Interning with Sen. Elizabeth Warren
Mount Holyoke senior Sara Sarmiento channeled her service experience and love of politics in a virtual internship with Sen. Elizabeth Warren.
Sara Sarmiento ’21 entered Mount Holyoke College a year after two politically impactful events for her.
It was 2017. Just a year before, her native country of Colombia’s government had reached a historic peace deal with the Revolutionary Armed Forces of Colombia, known by its Spanish acronym as FARC, after half a century of fighting that left 260,000 dead. While a ballot referendum narrowly failed, a second attempt to push it through the country’s congress passed.
And in the United States, President Donald Trump was almost a full year into his term.
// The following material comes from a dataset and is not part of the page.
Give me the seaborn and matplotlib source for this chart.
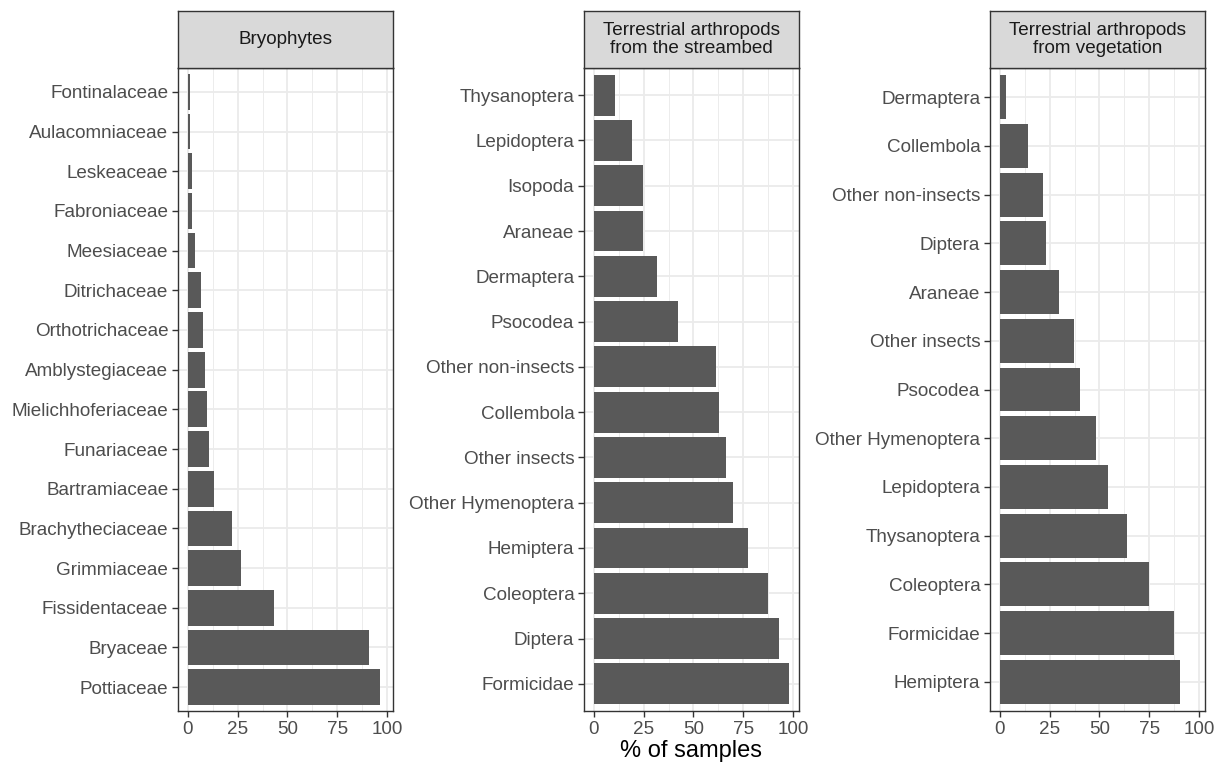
import numpy as np
import pandas as pd
import seaborn as sns
import matplotlib.pyplot as plt
from matplotlib.ticker import MultipleLocator

# category order is top to bottom as drawn
bryo_taxa = ['Fontinalaceae', 'Aulacomniaceae', 'Leskeaceae', 'Fabroniaceae', 'Meesiaceae',
             'Ditrichaceae', 'Orthotrichaceae', 'Amblystegiaceae', 'Mielichhoferiaceae',
             'Funariaceae', 'Bartramiaceae', 'Brachytheciaceae', 'Grimmiaceae',
             'Fissidentaceae', 'Bryaceae', 'Pottiaceae']
bryo_pct = [1.0, 0.9, 2.0, 2.0, 3.8, 6.8, 7.6, 8.6, 9.6, 10.6, 13.4, 22.0, 26.7, 43.1, 91.0, 96.6]

stream_taxa = ['Thysanoptera', 'Lepidoptera', 'Isopoda', 'Araneae', 'Dermaptera', 'Psocodea',
               'Other non-insects', 'Collembola', 'Other insects', 'Other Hymenoptera',
               'Hemiptera', 'Coleoptera', 'Diptera', 'Formicidae']
stream_pct = [10.5, 19.2, 24.5, 24.5, 31.5, 42.0, 61.3, 63.0, 66.5, 70.0, 77.2, 87.5, 92.8, 98.0]

veg_taxa = ['Dermaptera', 'Collembola', 'Other non-insects', 'Diptera', 'Araneae',
            'Other insects', 'Psocodea', 'Other Hymenoptera', 'Lepidoptera', 'Thysanoptera',
            'Coleoptera', 'Formicidae', 'Hemiptera']
veg_pct = [3.0, 14.0, 21.7, 23.3, 29.5, 37.3, 40.3, 48.2, 54.5, 63.8, 74.8, 87.2, 90.3]

panel_titles = ['Bryophytes', 'Terrestrial arthropods\nfrom the streambed',
                'Terrestrial arthropods\nfrom vegetation']
x_ticks = [0, 25, 50, 75, 100]

plt.rcParams['font.family'] = ['Liberation Sans', 'DejaVu Sans']

W, H = 1223, 766
fig = plt.figure(figsize=(W / 100, H / 100), dpi=100)

panel_left = [178, 584, 990]
pw = 215
top, bottom, strip_top = 68, 711, 11

xmax = max(bryo_pct + stream_pct + veg_pct)
xlim = (-0.05 * xmax, 1.05 * xmax)

data = [(bryo_taxa, bryo_pct), (stream_taxa, stream_pct), (veg_taxa, veg_pct)]

for i, (taxa, pct) in enumerate(data):
    df = pd.DataFrame({'taxon': taxa, 'pct': pct})
    ax = fig.add_axes([panel_left[i] / W, (H - bottom) / H, pw / W, (bottom - top) / H])
    sns.barplot(data=df, x='pct', y='taxon', order=taxa, color='#595959', width=0.9,
                saturation=1, ax=ax, zorder=3)
    ax.set_facecolor('white')
    ax.set_xlim(*xlim)
    ax.set_ylim(len(taxa) - 1 + 0.6, -0.6)
    ax.set_xticks(x_ticks)
    ax.xaxis.set_minor_locator(MultipleLocator(12.5))
    ax.grid(which='major', color='#EBEBEB', lw=1.3, zorder=0)
    ax.grid(which='minor', axis='x', color='#EBEBEB', lw=0.65, zorder=0)
    ax.set_axisbelow(True)
    for s in ax.spines.values():
        s.set_color('#333333')
        s.set_linewidth(1.0)
    ax.tick_params(which='major', length=4, width=1.0, color='#333333',
                   labelsize=13.6, labelcolor='#4D4D4D', pad=3)
    ax.tick_params(which='minor', length=0)
    ax.set_ylabel('')
    ax.set_xlabel('% of samples' if i == 1 else '', fontsize=17, color='black', labelpad=2)

    # facet strip
    sax = fig.add_axes([panel_left[i] / W, (H - top) / H, pw / W, (top - strip_top) / H])
    sax.set_facecolor('#D9D9D9')
    sax.set_xticks([])
    sax.set_yticks([])
    for s in sax.spines.values():
        s.set_color('#333333')
        s.set_linewidth(1.0)
    sax.text(0.5, 0.5, panel_titles[i], ha='center', va='center', fontsize=13.6,
             color='#1A1A1A', transform=sax.transAxes, linespacing=1.15)

fig.savefig('out.png', dpi=100, facecolor='white')
plt.close('all')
While celebrating her country’s historic peace deal, Sarmiento was also watching how Trump was changing the United States and its relationship with the rest of the world. She was also worried about the deep political polarization in the two countries.
“My identity is reflected by my environment, of living between Colombia and the United States,” Sarmiento said. She was born in and lived in Bogotá until she was two years old. Her family then migrated to Miami and began a 15-year naturalization process.
Sarmiento has long been politically and socially active, volunteering in hospitals, with youth programs and with social justice-oriented theater groups. By the time she graduated from high school, she had logged 1,000 hours of community service.
“I’d been doing community service, but everything I cared about socially centered on politics,” Sarmiento said. “That’s when I thought I would study international relations.” Wherever she wound up after high school, she figured the field would help her understand global affairs and how governments function.
But first she had to find a college, and one that would provide aid. That’s when she discovered the Posse Foundation, a national organization that identifies and recruits diverse students with academic and leadership potential who risk being overlooked. From her high school Posse mentor, she learned about the value of women’s colleges that are gender diverse, as well as liberal arts colleges, which are not common in Florida. She was fascinated by the concept and open to the challenge of living in rural Massachusetts, a very different place from Bogotá and Miami.
But at ý, as she dove into her major’s required classes, she became “that student.”
When professors talked about global institutions like the United Nations or the International Monetary Fund, she questioned their contribution to neoliberalism, imperialism and gender inequities.
But, she realized, “those classes weren’t the place to dive into those questions.”
What she was looking for was gender and Latino/a studies interdisciplinary fields that challenge ideas of power, identity and privilege. As she was taking them, she found the College offered a cross-disciplinary major in critical social thought, which combined these fields. She added the major to her degree plan, graduating in December 2020 with a double major that included international relations.
Guided by her professors and her Mount Holyoke , Sarmiento’s interests evolved from global affairs to politics. She sought opportunities for internships and extracurricular activities in the legal field to prepare her for life after college and possibly, law school.
That led her to being a virtual intern at the Springfield district office of U.S. Sen. Elizabeth Warren, arranged by the Weissman Center for Leadership, last fall. District offices are the first line of defense for constituents. The work is not partisan, nor does it involve policymaking, unlike the Washington, D.C., offices. District offices help constituents if they are having problems with federal agencies and programs, such as Social Security and Veterans Affairs.
Sarmiento’s responsibilities included constituent services, such as casework and correspondence. The internship was digital, as the College was remote during the fall semester, due to COVID-19.
While working from her bedroom in Miami, she would sign in and collect voicemails, follow up and log casework. Her supervisor would give Sarmiento and other interns a “callback” regarding a case or in response to a letter.
“Working remotely actually made collaboration easier. We had all the interns together, coordinated by the office. Every day brought a variety of tasks,” Sarmiento said. For instance, she would research sources for mutual aid and homeless centers from across the state.
She learned a lot about the unseen work performed in district offices and got to learn about her adopted state, too.
“I didn’t live there but I can learn all about what’s going on there,” she said.
The most rewarding part of her internship, however, bridged her dual identities. The native Spanish speaker was put in charge of working with Spanish-speaking constituents. “Those calls were extremely gratifying. I could interact with them in their native language,” she said.
The latter part of 2020 felt too familiar, harkening back to 2016 and her fears about the Colombian peace deal. Now those memories collided with the mental toll from the pandemic and the U.S. presidential campaign.
“It was an emotional period during the election,” Sarmiento said. “You just felt everything was unravelling.”
But she prided herself on being able to give back to the community in some way during the difficult period, just as she had in Miami.